7. Adams tries to show that the word οἶκος (house) is not often used in the New Testament to refer to an assembly of Christians, and he includes the compound οἰκονόμος in his analysis. He writes:
The term οἰκονόμος refers in the first place to a household manager or estate manager, but it could also be used for the holder of a civic office, as in Rom. 16.23, with regard to Erastus, who is designated,   οἰκονόμος τῆς πόλεως, or more generally for someone entrusted with management.
But Adams assumes his own conclusion that οἰκονόμος in Rom 16:23 refers to a civic office. If οἶκος = church, then οἰκονόμος τῆς πόλεως can mean "manager of the church of the city". That is to say, Paul could be describing Erastus as the treasurer of the believers of Corinth, as Justin Meggitt has proposed. Paul nowhere refers to the secular role of any fellow-believer, so it is unlikely that he does so here.

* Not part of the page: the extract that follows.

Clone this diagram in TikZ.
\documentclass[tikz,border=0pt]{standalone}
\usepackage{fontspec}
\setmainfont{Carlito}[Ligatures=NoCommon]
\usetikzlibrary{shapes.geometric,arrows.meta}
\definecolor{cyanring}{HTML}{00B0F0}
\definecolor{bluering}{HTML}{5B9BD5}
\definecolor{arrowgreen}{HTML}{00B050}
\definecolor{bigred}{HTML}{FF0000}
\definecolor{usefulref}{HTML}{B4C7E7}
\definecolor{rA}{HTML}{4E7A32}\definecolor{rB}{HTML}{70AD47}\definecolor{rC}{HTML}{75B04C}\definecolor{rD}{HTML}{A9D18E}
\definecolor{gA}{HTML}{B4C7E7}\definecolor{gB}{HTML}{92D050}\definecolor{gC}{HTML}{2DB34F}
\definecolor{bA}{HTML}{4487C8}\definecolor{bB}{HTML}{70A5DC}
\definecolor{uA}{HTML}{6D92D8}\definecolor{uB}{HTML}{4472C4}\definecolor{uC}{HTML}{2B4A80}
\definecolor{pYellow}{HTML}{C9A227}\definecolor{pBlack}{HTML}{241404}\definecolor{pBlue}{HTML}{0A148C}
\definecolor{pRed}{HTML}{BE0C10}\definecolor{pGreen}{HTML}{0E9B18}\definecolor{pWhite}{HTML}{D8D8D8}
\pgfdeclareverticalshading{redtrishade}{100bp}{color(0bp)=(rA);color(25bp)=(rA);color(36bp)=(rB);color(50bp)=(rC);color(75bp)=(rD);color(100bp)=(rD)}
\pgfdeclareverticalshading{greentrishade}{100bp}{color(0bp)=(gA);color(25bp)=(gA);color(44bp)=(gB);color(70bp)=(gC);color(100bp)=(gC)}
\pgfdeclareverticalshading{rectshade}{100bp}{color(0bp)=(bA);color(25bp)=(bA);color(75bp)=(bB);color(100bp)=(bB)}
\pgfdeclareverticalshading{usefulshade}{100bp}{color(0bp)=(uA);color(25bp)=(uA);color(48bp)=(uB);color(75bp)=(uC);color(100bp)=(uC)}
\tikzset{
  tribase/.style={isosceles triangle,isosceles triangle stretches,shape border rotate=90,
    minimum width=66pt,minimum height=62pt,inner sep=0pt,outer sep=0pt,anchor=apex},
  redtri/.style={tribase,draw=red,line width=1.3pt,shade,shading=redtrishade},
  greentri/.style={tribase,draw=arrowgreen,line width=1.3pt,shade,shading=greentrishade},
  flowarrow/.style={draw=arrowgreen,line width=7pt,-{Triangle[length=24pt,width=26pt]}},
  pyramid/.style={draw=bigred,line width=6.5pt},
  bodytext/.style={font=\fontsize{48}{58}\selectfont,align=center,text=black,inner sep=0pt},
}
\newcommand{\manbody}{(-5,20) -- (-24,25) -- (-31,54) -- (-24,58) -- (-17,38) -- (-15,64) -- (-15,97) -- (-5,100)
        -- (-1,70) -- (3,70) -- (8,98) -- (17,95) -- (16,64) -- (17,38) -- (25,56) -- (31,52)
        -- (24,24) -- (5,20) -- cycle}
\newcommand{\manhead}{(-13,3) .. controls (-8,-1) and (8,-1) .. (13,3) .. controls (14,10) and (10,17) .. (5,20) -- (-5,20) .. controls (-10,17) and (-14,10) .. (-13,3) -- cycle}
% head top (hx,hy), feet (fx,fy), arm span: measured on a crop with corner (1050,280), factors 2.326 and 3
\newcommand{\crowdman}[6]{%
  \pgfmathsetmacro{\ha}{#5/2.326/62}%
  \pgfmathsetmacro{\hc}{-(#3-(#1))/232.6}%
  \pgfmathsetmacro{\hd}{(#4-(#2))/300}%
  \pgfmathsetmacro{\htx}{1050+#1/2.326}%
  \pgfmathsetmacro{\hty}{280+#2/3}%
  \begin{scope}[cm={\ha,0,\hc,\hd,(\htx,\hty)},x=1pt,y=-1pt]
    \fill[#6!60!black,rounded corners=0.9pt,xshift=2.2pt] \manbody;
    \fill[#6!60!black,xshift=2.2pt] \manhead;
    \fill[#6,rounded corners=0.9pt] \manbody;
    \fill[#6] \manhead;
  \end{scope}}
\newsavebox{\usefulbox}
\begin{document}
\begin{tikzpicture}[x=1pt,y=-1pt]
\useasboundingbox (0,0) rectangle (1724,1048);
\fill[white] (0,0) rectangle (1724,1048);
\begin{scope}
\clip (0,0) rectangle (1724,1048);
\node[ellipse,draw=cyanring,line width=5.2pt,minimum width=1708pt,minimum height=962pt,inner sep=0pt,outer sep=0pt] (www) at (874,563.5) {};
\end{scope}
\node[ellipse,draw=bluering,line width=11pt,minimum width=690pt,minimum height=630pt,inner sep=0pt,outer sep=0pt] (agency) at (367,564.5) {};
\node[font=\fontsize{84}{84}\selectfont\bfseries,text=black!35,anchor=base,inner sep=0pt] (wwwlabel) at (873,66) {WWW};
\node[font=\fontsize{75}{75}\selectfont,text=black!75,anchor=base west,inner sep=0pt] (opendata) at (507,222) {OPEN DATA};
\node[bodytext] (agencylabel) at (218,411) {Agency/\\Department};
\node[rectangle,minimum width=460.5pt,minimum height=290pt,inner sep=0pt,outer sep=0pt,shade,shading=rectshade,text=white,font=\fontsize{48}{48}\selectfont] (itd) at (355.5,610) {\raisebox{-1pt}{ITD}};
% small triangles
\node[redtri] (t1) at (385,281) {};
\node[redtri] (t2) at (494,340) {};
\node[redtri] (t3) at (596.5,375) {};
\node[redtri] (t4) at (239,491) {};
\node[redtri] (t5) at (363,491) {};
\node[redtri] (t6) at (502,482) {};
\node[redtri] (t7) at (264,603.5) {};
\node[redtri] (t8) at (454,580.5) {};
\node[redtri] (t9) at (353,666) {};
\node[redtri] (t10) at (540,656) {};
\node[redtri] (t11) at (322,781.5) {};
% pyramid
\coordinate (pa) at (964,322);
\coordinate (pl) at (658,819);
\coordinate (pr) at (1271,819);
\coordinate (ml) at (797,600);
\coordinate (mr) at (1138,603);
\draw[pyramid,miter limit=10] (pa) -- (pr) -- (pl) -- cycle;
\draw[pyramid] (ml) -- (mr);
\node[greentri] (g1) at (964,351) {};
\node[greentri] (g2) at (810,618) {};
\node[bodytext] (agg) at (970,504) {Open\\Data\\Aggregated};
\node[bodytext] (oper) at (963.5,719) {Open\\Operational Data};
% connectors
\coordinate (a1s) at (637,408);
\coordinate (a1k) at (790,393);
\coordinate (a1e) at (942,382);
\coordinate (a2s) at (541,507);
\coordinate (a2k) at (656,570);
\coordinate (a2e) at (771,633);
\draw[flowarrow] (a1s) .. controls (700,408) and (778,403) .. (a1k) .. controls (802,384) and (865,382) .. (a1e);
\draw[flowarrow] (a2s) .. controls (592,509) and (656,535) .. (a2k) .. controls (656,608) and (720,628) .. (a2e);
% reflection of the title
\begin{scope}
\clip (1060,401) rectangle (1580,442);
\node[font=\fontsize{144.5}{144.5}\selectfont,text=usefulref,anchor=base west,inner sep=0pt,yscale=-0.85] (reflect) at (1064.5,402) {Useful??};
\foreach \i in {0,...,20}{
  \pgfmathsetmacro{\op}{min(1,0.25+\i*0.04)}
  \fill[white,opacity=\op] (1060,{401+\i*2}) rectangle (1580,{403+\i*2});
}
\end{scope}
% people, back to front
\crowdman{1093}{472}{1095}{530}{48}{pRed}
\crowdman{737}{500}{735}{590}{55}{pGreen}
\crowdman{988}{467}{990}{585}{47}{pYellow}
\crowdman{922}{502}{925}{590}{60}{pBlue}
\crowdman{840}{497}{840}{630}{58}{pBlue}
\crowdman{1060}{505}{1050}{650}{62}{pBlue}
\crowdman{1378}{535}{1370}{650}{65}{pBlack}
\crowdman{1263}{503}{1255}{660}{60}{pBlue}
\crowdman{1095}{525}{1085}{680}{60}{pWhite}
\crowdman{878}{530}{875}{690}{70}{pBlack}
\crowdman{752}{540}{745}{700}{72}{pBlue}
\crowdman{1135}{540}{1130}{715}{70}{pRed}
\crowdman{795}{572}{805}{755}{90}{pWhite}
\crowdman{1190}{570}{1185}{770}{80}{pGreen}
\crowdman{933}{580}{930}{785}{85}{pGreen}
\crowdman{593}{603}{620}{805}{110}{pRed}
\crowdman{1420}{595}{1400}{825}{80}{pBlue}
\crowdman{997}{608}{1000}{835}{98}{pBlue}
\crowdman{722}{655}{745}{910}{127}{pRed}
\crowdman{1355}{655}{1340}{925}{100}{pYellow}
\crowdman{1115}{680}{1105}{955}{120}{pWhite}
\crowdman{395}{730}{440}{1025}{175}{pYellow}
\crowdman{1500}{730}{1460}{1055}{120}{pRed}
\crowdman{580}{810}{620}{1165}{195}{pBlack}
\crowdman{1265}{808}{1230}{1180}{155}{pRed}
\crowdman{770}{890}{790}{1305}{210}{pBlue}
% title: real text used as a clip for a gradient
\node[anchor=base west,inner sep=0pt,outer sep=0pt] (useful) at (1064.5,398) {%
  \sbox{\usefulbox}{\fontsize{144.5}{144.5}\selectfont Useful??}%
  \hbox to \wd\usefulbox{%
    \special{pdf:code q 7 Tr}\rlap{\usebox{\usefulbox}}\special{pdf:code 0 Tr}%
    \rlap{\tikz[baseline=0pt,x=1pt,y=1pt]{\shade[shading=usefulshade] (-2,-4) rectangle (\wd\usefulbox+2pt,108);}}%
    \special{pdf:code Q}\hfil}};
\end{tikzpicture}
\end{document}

8. On pages 25, 26, 31, 39, 65, 95, 111, 118, and 131 he uses arguments from  silence that seem week to me.

9. Adams does a fine job of assembling a lot of evidence that church meeting places were generally in houses. I therefore find it surprising that he comes down against the consensus view. From the evidence  that he cites, I would have expected a conclusion like "churches met in houses at least 70%-95% of the time".